Although it's got a fun and innovative form factor, the Carbon Audio Zooka simply didn't have the audio chops to compete with the other three devices in this roundup. The sound from its two speakers was adequate, but not nearly as clear or deep as the other three. However, if you want a gift for an enthusiastic tablet user, and don't want to spend more than $100, you could consider it.

The Jabra Solemate did a fine job, and especially excelled at offering volume without distortion. It also provided a fine bass line, and I liked its design; if you occasionally use non-Bluetooth devices, the embedded audio-in cable is handy.

However, I think the two winners here are the Native Union Switch and the Beats Pill. In fact, I had a great deal of trouble choosing between them. Both offered very clear, sharp sound with good ranges and fine bass. The Beats Pill did a bit better at this last, so songs with a heavy background beat, such as the Blood, Sweat & Tears number, did really well.

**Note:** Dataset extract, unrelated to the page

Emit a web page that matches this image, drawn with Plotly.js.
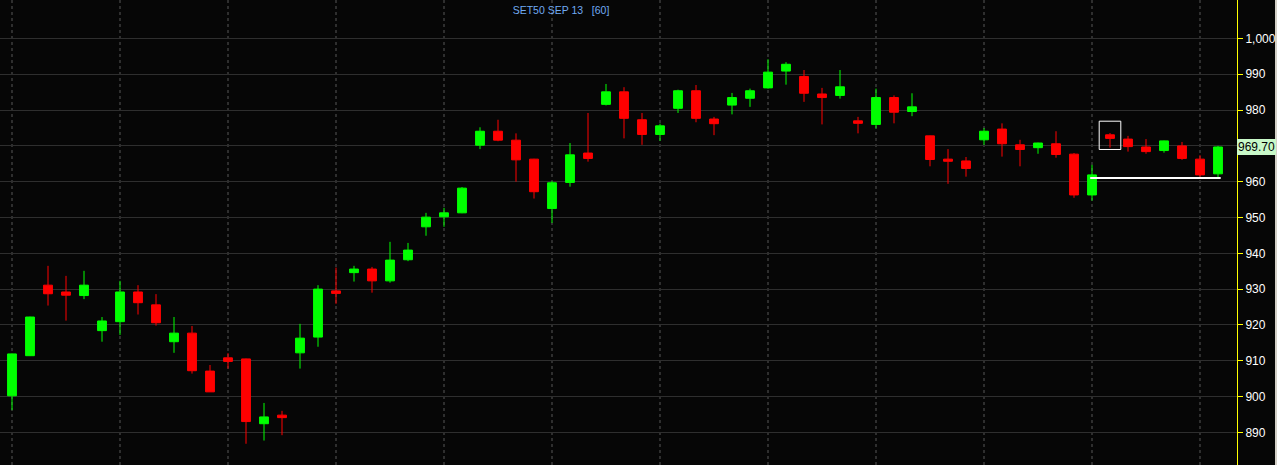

On the other hand, the Switch was slightly clearer, so choral numbers with intertwining melodies, such as Bernstein's Candide finale, came off extremely well. I also felt that the Pill occasionally sounded a bit flattened with less bass-dependent orchestral numbers; but both did fine with quieter numbers, such as a single voice and piano.

So as far as those two are concerned, I would choose depending on what your needs are. The Pill's design is more convenient for carrying around than the Switch (even though it's slightly heavier), and if you want something to throw into your backpack or suitcase, this is the one to look at.

However, if you're looking for a speaker to use in a home office, I'd go for the Switch. It doesn't only offer fine sound (and is priced $50 less than the Pill), but it was the only speaker of the four that worked as a speakerphone without any digital glitches to get in the way.